La visión ambiental es bastante frágil y no es un eje articulador, más allá de referencias a mecanismos de conservación o manejo de sistemas. Y ante la vigencia de tantos acuerdos comerciales, no hay definiciones claras sobre cómo preparar a los territorios y actores, quizá porque la agenda interna para el tema se trata por aparte o está en déficit.

Por último, los dos proyectos acuden a propuestas institucionales que redundan en lo ya puesto en práctica, que deja mucho que desear sobre su capacidad para enfrentar los retos rurales. No hay una propuesta de institucionalidad para lo territorial rural, más allá de múltiples espacios de participación.
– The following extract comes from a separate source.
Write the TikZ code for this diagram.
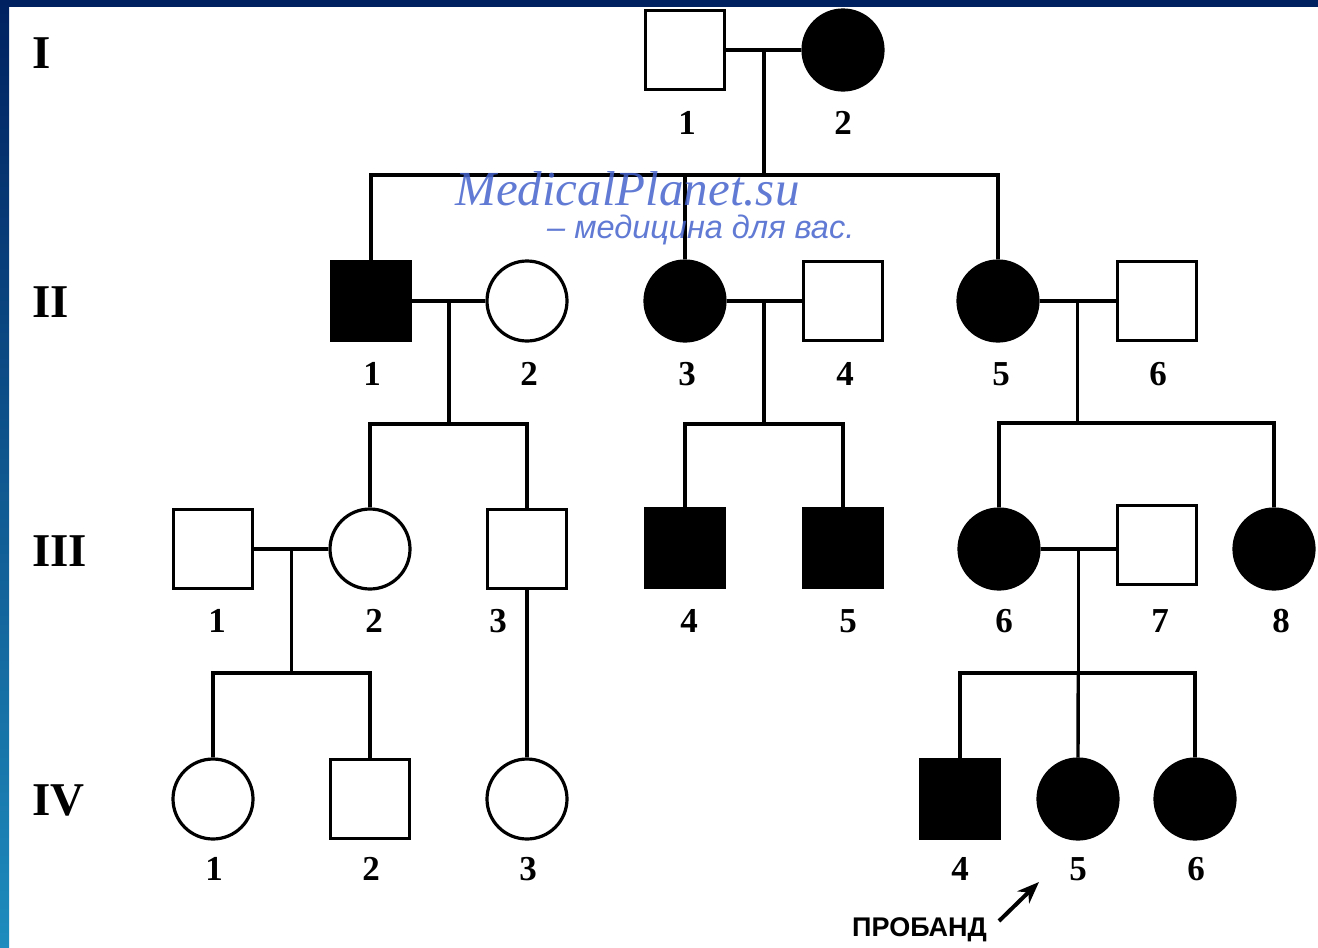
\documentclass[tikz,border=0pt]{standalone}
\usepackage{fontspec}
\setmainfont{Liberation Serif}
\newfontfamily\sansf{Liberation Sans}
\usetikzlibrary{arrows.meta,calc}
\definecolor{navy}{RGB}{0,33,96}
\definecolor{midblue}{RGB}{0,50,145}
\definecolor{tealb}{RGB}{30,140,190}
\definecolor{wm}{RGB}{70,100,205}
\begin{document}
\begin{tikzpicture}[x=1pt,y=-1pt,
  ind/.style={draw=black, line width=3.2pt, inner sep=0pt, fill=white},
  male/.style={ind, rectangle, minimum size=79pt},
  female/.style={ind, circle, minimum size=80pt},
  aff/.style={fill=black},
  lnk/.style={line width=3.4pt, draw=black},
  num/.style={font=\fontsize{35}{35}\selectfont\bfseries, inner sep=0pt},
  gen/.style={font=\fontsize{47}{47}\selectfont\bfseries, inner sep=0pt, anchor=west},
  wmserif/.style={anchor=base west, inner sep=0pt, text=wm, opacity=.85, font=\fontsize{49}{49}\selectfont\itshape},
  wmsans/.style={anchor=base west, inner sep=0pt, text=wm, opacity=.85, font=\sansf\itshape\fontsize{32.5}{32.5}\selectfont},
  probstyle/.style={anchor=west, inner sep=0pt, font=\sansf\bfseries\fontsize{27}{27}\selectfont},
  probarrow/.style={-{Stealth[length=22pt,width=17pt]}, line width=4pt},
]
\useasboundingbox (0,0) rectangle (1318,948);
\fill[white] (0,0) rectangle (1318,948);
\fill[navy] (0,0) rectangle (1318,7);
\shade[top color=navy, middle color=midblue, bottom color=tealb] (0,0) rectangle (9,948);

% generation labels
\node[gen] (gI) at (32,53) {I};
\node[gen] (gII) at (32,302) {II};
\node[gen] (gIII) at (32,551) {III};
\node[gen] (gIV) at (32,800) {IV};

% generation I
\node[male] (I1) at (685,50) {};
\node[female, aff] (I2) at (843,50) {};
% generation II
\node[male, aff] (II1) at (371,301) {};
\node[female] (II2) at (527,301) {};
\node[female, aff] (II3) at (685,301) {};
\node[male] (II4) at (843,301) {};
\node[female, aff] (II5) at (998,301) {};
\node[male] (II6) at (1157,301) {};
% generation III
\node[male] (III1) at (213,549) {};
\node[female] (III2) at (370,549) {};
\node[male] (III3) at (527,549) {};
\node[male, aff] (III4) at (685,548) {};
\node[male, aff] (III5) at (843,548) {};
\node[female, aff] (III6) at (999,549) {};
\node[male] (III7) at (1157,545) {};
\node[female, aff] (III8) at (1274,549) {};
% generation IV
\node[female] (IV1) at (213,799) {};
\node[male] (IV2) at (370,799) {};
\node[female] (IV3) at (527,799) {};
\node[male, aff] (IV4) at (960,799) {};
\node[female, aff] (IV5) at (1078,799) {};
\node[female, aff] (IV6) at (1195,799) {};

% numbers
\node[num] (nI1) at (687,123) {1};
\node[num] (nI2) at (843,123) {2};
\node[num] (nII1) at (372,374) {1};
\node[num] (nII2) at (529,374) {2};
\node[num] (nII3) at (687,374) {3};
\node[num] (nII4) at (845,374) {4};
\node[num] (nII5) at (1001,374) {5};
\node[num] (nII6) at (1158,374) {6};
\node[num] (nIII1) at (217,621) {1};
\node[num] (nIII2) at (374,621) {2};
\node[num] (nIII3) at (498,621) {3};
\node[num] (nIII4) at (689,621) {4};
\node[num] (nIII5) at (848,621) {5};
\node[num] (nIII6) at (1004,621) {6};
\node[num] (nIII7) at (1160,621) {7};
\node[num] (nIII8) at (1281,621) {8};
\node[num] (nIV1) at (214,869) {1};
\node[num] (nIV2) at (371,869) {2};
\node[num] (nIV3) at (528,869) {3};
\node[num] (nIV4) at (960,869) {4};
\node[num] (nIV5) at (1078,869) {5};
\node[num] (nIV6) at (1196,869) {6};

% family I
\draw[lnk] (I1) -- (I2);
\coordinate (d1) at ($(I1)!0.5!(I2)$);
\coordinate (s1) at ($(d1)+(0,125)$);
\draw[lnk] (d1) -- (s1);
\draw[lnk] (II1.north) |- (s1) -| (II5.north);
\draw[lnk] (II3.north) -- (II3.north |- s1);

% family II1-II2
\draw[lnk] (II1) -- (II2);
\coordinate (d2) at ($(II1)!0.5!(II2)$);
\coordinate (s2) at ($(d2)+(0,123)$);
\draw[lnk] (d2) -- (s2);
\draw[lnk] (III2.north) |- (s2) -| (III3.north);

% family II3-II4
\draw[lnk] (II3) -- (II4);
\coordinate (d3) at ($(II3)!0.5!(II4)$);
\coordinate (s3) at ($(d3)+(0,123)$);
\draw[lnk] (d3) -- (s3);
\draw[lnk] (III4.north) |- (s3) -| (III5.north);

% family II5-II6
\draw[lnk] (II5) -- (II6);
\coordinate (d4) at ($(II5)!0.5!(II6)$);
\coordinate (s4) at ($(d4)+(0,122)$);
\draw[lnk] (d4) -- (s4);
\draw[lnk] (III6.north) |- (s4) -| (III8.north);

% family III1-III2
\draw[lnk] (III1) -- (III2);
\coordinate (d5) at ($(III1)!0.5!(III2)$);
\coordinate (s5) at ($(d5)+(0,124)$);
\draw[lnk] (d5) -- (s5);
\draw[lnk] (IV1.north) |- (s5) -| (IV2.north);

% III3 to IV3
\draw[lnk] (III3.south) -- (IV3.north);

% family III6-III7
\coordinate (w7) at (III6.east -| III7.west);
\draw[lnk] (III6.east) -- (w7);
\coordinate (d6) at ($(III6.east)!0.5!(w7)$);
\coordinate (s6) at ($(d6)+(0,124)$);
\draw[lnk] (d6) -- (s6);
\draw[lnk] (IV4.north) |- (s6) -| (IV6.north);
\draw[lnk] (s6) -- (IV5.north);

% proband
\node[probstyle] (prob) at (852,930) {ПРОБАНД};
\coordinate (ptail) at (999,921);
\coordinate (ptip) at (1039,882);
\draw[probarrow] (ptail) -- (ptip);

% watermark
\node[wmserif] (wm1) at (455,205) {MedicalPlanet.su};
\node[wmsans] (wm2) at (547,238) {– медицина для вас.};
\end{tikzpicture}
\end{document}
Las fortalezas y debilidades de los proyectos abren el espacio para la discusión. Ojalá la sociedad colombiana vuelva los ojos al campo, para su bien.



[1] Director del Proyecto Planeta Paz. Este artículo surge de las actividades del grupo Paz Pendiente, conformado por la Fundación Social, Fundación Ideas para la Paz, Corporación Nuevo Iris y Planeta Paz, desarrolladas con organizaciones sociales del sector, académicos y miembros de partidos políticos. La actividades han sido apoyadas, en especial, por la Fundación Hanns Seidel y el Programa FOS – Colombia, pero las opiniones acá expresadas no les comprometen.